Sen. Elizabeth Warren volunteered Charles Fried, the solicitor general in the second half of the Reagan administration, who later helped her get a teaching job. Rep. Tulsi Gabbard of Hawaii went with former Rep. Trey Gowdy of South Carolina, who in recent days was briefly considered for a spot on President Trump's impeachment legal team. Former Rep. Beto O'Rourke talked about the companionship and trust forged during a cross-country road trip (livestreamed on Facebook) with colleague Will Hurd of Texas, but he's leaving Congress at the end of next year.

The final question of the debate — inspired by the recent online dustup about the personal bond between talk show host Ellen DeGeneres and former President George W. Bush — prompted other candidates into different tacks: Andrew Yang rhapsodized about a conservative trucker named Fred, Pete Buttigieg talked about the people he met in the military from different walks of life, Tom Steyer referenced a conservative environmentalist in South Carolina and Julian Castro spoke fondly of his childhood teachers.

"While we have had major debates about policy, we have to remember that what unites us is so much bigger than what divides us," said Klobuchar, who's also sought to propel herself into the top tier of candidates by positioning herself as a repairer of the partisan breech. "We have to remember that our job is to not just to change policy, but to change the tone in our politics, to look up from our phones, to look at each other, to start talking to each other."

For those worried about democracy's challenges, the discussion was a slightly heartening coda after almost three hours in which the candidates once again gave the issue only minimal attention.

Several of them tangentially lamented the corrupting influence of corporate political donations on policy-making. But only Warren, who now stands with Biden as a polling front-runner, confronted the issue more or less head on — seizing an opening to tout her just-released campaign finance plan, in which she promised to reject big-dollar donations and corporate funders through the general election if she is the nominee and challenged her rivals to disclose who's helping them raise money.

More transparency about these so-called bundlers is a top goal of "good government" groups, but so far their efforts to pressure the 2020 candidates to disclose the identities of their helpers has been largely ignored.

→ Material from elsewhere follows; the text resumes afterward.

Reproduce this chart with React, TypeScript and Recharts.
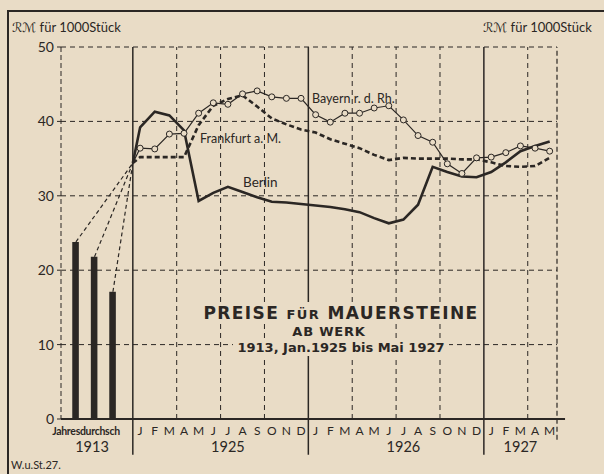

Warren also reiterated her desire to end the minority party's ability to filibuster legislation in the Senate, knowing that attaining 60 votes for any Democratic president's agenda will be extremely difficult in 2021. Her Senate colleagues in the presidential field have been less emphatic about making such a radical change to the way the chamber has operated for more than a century, and some democracy reformers are wary that such a change — already instituted for all confirmations — would drain the last vestiges of bipartisanship from Capitol Hill.

Several of the candidates rehearsed their ideas for Supreme Court changes — term limits, rotating seats or adding additional seats in hopes of making it less polarized (or at least less conservative) — as part of their answer to questions about the future of abortion rights.